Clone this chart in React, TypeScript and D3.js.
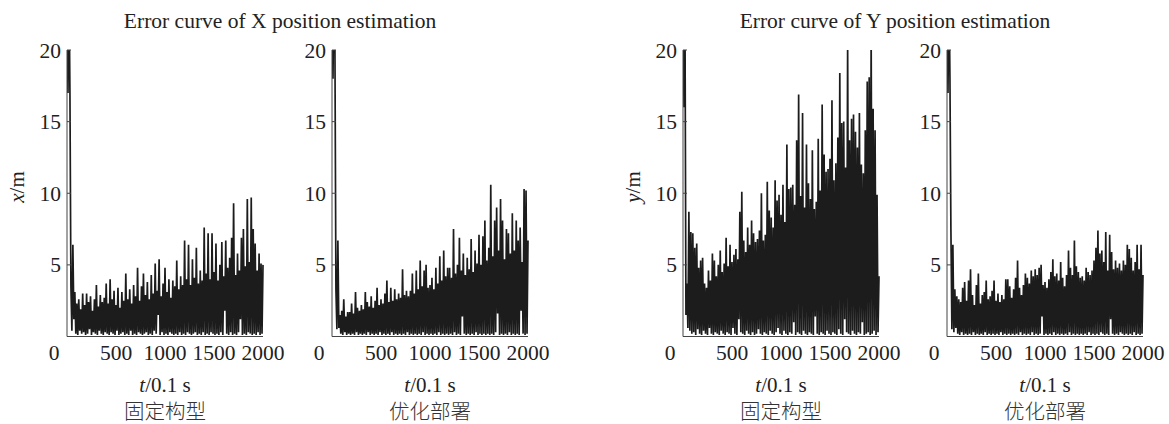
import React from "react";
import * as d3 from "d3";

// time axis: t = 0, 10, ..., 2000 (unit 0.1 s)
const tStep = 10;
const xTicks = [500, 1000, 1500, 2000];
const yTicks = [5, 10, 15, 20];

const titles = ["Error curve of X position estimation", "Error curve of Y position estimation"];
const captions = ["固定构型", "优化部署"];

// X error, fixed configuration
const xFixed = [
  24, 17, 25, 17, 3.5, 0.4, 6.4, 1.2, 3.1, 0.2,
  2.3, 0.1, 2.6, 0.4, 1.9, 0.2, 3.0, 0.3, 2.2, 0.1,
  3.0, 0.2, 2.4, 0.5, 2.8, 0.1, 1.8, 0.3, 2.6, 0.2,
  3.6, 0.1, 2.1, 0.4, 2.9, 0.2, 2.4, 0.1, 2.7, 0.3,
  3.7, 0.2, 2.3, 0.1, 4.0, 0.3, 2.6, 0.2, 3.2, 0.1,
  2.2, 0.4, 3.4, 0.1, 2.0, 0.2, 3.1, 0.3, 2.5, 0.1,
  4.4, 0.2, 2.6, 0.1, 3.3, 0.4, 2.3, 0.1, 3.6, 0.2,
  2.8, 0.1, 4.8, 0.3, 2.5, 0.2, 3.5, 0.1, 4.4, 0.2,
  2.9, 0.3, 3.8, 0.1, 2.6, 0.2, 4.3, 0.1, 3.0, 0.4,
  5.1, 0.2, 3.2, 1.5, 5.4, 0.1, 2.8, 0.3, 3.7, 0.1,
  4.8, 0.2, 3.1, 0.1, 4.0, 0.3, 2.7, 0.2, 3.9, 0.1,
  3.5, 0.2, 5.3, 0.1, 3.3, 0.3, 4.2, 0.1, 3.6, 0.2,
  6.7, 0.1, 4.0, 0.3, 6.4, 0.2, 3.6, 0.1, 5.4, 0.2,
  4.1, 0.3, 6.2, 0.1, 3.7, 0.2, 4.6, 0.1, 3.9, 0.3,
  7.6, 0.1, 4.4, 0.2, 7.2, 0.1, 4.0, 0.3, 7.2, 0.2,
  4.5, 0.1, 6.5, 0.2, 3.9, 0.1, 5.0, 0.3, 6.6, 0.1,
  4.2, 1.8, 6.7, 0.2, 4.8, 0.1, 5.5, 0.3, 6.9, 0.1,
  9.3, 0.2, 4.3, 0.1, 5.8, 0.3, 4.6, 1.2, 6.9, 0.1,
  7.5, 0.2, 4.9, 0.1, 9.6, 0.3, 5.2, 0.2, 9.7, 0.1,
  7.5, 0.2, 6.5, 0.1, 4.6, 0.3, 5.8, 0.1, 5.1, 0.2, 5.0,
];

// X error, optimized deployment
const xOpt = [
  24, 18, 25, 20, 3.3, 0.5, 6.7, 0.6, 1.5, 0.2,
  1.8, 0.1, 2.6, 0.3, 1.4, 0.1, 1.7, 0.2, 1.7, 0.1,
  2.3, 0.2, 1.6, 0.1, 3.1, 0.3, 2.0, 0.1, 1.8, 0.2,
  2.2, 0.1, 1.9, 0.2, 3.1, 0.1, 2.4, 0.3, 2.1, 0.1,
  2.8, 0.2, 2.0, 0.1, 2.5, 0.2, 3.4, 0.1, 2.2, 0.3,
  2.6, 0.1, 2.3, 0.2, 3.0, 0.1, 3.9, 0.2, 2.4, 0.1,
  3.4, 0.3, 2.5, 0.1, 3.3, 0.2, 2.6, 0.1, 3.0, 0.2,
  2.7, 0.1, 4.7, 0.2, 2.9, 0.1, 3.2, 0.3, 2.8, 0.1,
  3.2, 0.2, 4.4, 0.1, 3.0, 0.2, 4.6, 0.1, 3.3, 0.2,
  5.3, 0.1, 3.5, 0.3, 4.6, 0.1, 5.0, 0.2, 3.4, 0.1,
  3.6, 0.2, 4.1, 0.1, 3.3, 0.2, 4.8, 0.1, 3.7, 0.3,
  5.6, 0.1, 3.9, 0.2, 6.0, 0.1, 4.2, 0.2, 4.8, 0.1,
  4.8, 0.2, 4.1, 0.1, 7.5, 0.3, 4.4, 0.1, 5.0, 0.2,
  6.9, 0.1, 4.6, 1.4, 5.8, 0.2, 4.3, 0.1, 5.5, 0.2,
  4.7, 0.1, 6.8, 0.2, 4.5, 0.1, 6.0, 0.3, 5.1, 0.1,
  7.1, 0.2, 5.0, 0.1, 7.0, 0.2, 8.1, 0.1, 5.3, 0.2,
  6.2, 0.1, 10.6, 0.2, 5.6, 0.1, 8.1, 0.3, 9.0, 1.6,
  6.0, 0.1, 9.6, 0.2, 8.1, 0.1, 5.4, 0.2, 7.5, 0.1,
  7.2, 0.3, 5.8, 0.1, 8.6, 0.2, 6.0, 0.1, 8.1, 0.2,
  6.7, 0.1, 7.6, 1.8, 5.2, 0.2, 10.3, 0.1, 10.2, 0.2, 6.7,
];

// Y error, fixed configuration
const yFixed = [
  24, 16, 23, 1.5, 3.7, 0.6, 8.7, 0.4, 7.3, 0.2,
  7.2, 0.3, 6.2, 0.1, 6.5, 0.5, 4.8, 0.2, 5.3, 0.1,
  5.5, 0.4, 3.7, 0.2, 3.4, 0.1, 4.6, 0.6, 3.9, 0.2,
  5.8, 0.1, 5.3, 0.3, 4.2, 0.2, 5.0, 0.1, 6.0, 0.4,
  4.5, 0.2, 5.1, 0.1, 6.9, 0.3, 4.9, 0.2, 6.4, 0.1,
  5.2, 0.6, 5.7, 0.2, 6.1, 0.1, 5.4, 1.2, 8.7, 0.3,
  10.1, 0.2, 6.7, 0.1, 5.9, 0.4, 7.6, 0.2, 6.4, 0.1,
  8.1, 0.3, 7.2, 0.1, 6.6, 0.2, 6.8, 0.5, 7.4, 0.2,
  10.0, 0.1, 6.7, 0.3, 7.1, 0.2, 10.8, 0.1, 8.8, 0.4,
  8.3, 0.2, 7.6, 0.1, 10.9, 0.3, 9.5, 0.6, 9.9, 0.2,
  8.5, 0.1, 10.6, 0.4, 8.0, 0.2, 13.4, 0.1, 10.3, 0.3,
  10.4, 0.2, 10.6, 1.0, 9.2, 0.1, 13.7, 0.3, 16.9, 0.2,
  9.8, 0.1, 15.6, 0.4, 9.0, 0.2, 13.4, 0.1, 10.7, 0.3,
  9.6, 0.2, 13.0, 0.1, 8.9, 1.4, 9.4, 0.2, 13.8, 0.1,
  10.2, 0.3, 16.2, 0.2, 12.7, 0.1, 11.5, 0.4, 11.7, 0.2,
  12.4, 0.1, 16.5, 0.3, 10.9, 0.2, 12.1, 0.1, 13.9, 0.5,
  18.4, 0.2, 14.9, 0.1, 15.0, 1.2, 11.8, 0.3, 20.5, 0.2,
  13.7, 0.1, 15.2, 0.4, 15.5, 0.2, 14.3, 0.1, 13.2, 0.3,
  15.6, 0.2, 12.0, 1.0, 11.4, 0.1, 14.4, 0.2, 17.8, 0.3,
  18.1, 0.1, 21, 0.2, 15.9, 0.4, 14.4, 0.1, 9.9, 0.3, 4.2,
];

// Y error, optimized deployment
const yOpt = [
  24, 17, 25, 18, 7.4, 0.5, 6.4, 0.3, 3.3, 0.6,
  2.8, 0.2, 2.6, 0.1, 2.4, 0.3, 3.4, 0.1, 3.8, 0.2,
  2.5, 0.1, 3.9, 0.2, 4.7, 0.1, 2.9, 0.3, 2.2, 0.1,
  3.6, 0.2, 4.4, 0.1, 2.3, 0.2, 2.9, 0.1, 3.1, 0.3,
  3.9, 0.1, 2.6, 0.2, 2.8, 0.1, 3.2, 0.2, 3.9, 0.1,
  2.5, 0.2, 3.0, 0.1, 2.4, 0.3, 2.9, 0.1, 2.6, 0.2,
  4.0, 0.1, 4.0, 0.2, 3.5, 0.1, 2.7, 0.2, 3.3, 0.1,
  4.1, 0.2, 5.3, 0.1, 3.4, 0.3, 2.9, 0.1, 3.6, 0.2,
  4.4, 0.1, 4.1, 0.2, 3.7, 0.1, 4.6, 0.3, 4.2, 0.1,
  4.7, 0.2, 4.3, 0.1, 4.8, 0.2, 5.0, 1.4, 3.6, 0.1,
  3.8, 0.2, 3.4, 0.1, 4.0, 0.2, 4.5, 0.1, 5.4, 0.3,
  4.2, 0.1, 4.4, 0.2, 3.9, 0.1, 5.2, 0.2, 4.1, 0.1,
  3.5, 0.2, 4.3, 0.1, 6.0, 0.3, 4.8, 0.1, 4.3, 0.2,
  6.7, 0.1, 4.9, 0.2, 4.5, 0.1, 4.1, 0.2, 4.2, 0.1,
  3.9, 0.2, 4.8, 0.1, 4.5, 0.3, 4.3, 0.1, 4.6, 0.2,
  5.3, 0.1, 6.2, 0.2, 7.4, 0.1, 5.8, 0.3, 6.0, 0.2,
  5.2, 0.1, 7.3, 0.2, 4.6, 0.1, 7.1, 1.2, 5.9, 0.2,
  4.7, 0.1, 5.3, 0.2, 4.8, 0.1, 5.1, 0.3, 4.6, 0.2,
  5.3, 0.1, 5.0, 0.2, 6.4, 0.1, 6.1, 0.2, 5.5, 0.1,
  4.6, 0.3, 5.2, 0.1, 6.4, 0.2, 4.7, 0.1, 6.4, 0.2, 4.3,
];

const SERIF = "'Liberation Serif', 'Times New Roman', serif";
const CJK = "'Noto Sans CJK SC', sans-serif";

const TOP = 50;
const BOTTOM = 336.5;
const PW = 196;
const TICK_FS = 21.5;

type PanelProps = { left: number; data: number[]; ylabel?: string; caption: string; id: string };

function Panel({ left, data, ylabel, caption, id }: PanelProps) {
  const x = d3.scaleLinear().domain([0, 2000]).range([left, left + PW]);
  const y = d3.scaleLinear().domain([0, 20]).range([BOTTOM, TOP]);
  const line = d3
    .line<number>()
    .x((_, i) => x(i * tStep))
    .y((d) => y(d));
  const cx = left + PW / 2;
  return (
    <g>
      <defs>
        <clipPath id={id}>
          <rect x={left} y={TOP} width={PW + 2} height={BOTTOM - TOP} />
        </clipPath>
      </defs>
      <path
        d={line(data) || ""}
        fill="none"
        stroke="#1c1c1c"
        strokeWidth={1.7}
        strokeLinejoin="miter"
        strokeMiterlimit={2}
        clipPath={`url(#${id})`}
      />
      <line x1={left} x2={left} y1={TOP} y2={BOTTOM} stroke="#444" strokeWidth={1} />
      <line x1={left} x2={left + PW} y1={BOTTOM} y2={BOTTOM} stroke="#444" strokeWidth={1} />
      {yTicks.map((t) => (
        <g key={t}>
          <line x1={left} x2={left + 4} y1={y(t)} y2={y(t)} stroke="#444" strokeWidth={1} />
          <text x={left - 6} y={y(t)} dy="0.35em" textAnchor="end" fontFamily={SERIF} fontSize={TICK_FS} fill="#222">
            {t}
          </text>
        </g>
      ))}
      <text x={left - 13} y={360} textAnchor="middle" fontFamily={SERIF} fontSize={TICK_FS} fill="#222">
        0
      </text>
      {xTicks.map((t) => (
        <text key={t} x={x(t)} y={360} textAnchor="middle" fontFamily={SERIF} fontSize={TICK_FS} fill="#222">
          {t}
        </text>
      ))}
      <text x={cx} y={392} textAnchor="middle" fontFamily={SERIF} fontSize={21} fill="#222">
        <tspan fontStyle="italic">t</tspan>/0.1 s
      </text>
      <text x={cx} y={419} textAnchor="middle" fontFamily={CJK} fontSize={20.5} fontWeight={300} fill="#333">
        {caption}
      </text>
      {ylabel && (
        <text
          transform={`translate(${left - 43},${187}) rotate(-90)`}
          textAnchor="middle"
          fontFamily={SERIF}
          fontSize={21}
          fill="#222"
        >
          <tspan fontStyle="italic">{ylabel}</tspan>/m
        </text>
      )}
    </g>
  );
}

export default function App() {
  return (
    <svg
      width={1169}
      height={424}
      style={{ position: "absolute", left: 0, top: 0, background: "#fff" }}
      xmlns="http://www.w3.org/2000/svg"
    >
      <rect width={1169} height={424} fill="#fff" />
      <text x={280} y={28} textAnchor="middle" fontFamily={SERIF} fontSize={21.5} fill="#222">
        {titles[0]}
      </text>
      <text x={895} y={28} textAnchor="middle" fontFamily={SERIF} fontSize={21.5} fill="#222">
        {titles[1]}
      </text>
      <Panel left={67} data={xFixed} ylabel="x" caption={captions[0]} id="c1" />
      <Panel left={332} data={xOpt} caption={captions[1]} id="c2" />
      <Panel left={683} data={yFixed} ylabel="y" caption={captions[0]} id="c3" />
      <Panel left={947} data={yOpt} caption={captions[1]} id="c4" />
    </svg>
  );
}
━━━━
(Work to complete): Give again, exactly, the lines from the start of the data through the one holding "const yTicks = [5, 10, 15, 20];"; omit the pictures.

(Complete response):
Clone this chart in React, TypeScript and D3.js.
import React from "react";
import * as d3 from "d3";

// time axis: t = 0, 10, ..., 2000 (unit 0.1 s)
const tStep = 10;
const xTicks = [500, 1000, 1500, 2000];
const yTicks = [5, 10, 15, 20];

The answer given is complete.